§ **SOURCE EXCERPT**
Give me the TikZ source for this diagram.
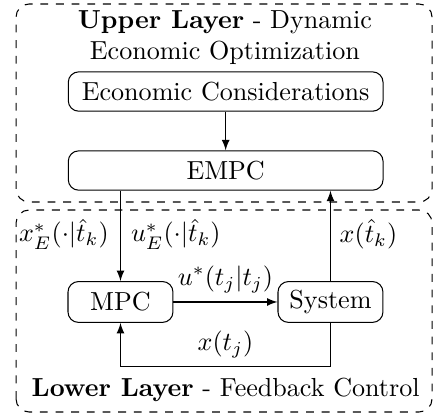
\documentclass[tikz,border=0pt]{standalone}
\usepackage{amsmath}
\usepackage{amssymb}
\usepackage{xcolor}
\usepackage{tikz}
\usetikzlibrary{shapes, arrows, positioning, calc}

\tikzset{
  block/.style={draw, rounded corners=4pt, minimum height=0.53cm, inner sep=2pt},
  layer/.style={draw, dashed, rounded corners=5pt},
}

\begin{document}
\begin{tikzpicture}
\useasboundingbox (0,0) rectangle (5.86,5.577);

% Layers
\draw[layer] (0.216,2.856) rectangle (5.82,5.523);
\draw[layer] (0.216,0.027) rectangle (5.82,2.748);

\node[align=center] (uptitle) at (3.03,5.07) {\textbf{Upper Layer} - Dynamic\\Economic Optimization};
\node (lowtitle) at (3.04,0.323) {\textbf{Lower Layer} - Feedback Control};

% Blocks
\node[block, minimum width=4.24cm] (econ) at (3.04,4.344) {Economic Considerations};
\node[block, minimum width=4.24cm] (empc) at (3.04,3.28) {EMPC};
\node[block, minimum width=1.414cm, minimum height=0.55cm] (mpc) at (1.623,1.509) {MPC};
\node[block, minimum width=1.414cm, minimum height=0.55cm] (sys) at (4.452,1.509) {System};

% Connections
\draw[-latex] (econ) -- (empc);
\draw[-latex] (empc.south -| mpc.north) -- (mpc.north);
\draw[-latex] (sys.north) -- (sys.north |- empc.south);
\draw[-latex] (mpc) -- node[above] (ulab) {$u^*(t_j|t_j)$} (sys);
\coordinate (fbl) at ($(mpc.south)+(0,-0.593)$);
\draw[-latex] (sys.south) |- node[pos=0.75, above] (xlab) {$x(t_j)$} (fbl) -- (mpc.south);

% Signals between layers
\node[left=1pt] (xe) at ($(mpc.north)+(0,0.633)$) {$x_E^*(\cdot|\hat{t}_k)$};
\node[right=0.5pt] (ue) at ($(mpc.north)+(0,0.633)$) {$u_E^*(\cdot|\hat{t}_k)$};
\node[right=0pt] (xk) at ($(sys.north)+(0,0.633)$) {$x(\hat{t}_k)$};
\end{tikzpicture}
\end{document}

§ **OBJECTIVE**
Every line above should be returned word for word, with the pictures left behind.

§ **THE RESULT**
Give me the TikZ source for this diagram.
\documentclass[tikz,border=0pt]{standalone}
\usepackage{amsmath}
\usepackage{amssymb}
\usepackage{xcolor}
\usepackage{tikz}
\usetikzlibrary{shapes, arrows, positioning, calc}

\tikzset{
  block/.style={draw, rounded corners=4pt, minimum height=0.53cm, inner sep=2pt},
  layer/.style={draw, dashed, rounded corners=5pt},
}

\begin{document}
\begin{tikzpicture}
\useasboundingbox (0,0) rectangle (5.86,5.577);

% Layers
\draw[layer] (0.216,2.856) rectangle (5.82,5.523);
\draw[layer] (0.216,0.027) rectangle (5.82,2.748);

\node[align=center] (uptitle) at (3.03,5.07) {\textbf{Upper Layer} - Dynamic\\Economic Optimization};
\node (lowtitle) at (3.04,0.323) {\textbf{Lower Layer} - Feedback Control};

% Blocks
\node[block, minimum width=4.24cm] (econ) at (3.04,4.344) {Economic Considerations};
\node[block, minimum width=4.24cm] (empc) at (3.04,3.28) {EMPC};
\node[block, minimum width=1.414cm, minimum height=0.55cm] (mpc) at (1.623,1.509) {MPC};
\node[block, minimum width=1.414cm, minimum height=0.55cm] (sys) at (4.452,1.509) {System};

% Connections
\draw[-latex] (econ) -- (empc);
\draw[-latex] (empc.south -| mpc.north) -- (mpc.north);
\draw[-latex] (sys.north) -- (sys.north |- empc.south);
\draw[-latex] (mpc) -- node[above] (ulab) {$u^*(t_j|t_j)$} (sys);
\coordinate (fbl) at ($(mpc.south)+(0,-0.593)$);
\draw[-latex] (sys.south) |- node[pos=0.75, above] (xlab) {$x(t_j)$} (fbl) -- (mpc.south);

% Signals between layers
\node[left=1pt] (xe) at ($(mpc.north)+(0,0.633)$) {$x_E^*(\cdot|\hat{t}_k)$};
\node[right=0.5pt] (ue) at ($(mpc.north)+(0,0.633)$) {$u_E^*(\cdot|\hat{t}_k)$};
\node[right=0pt] (xk) at ($(sys.north)+(0,0.633)$) {$x(\hat{t}_k)$};
\end{tikzpicture}
\end{document}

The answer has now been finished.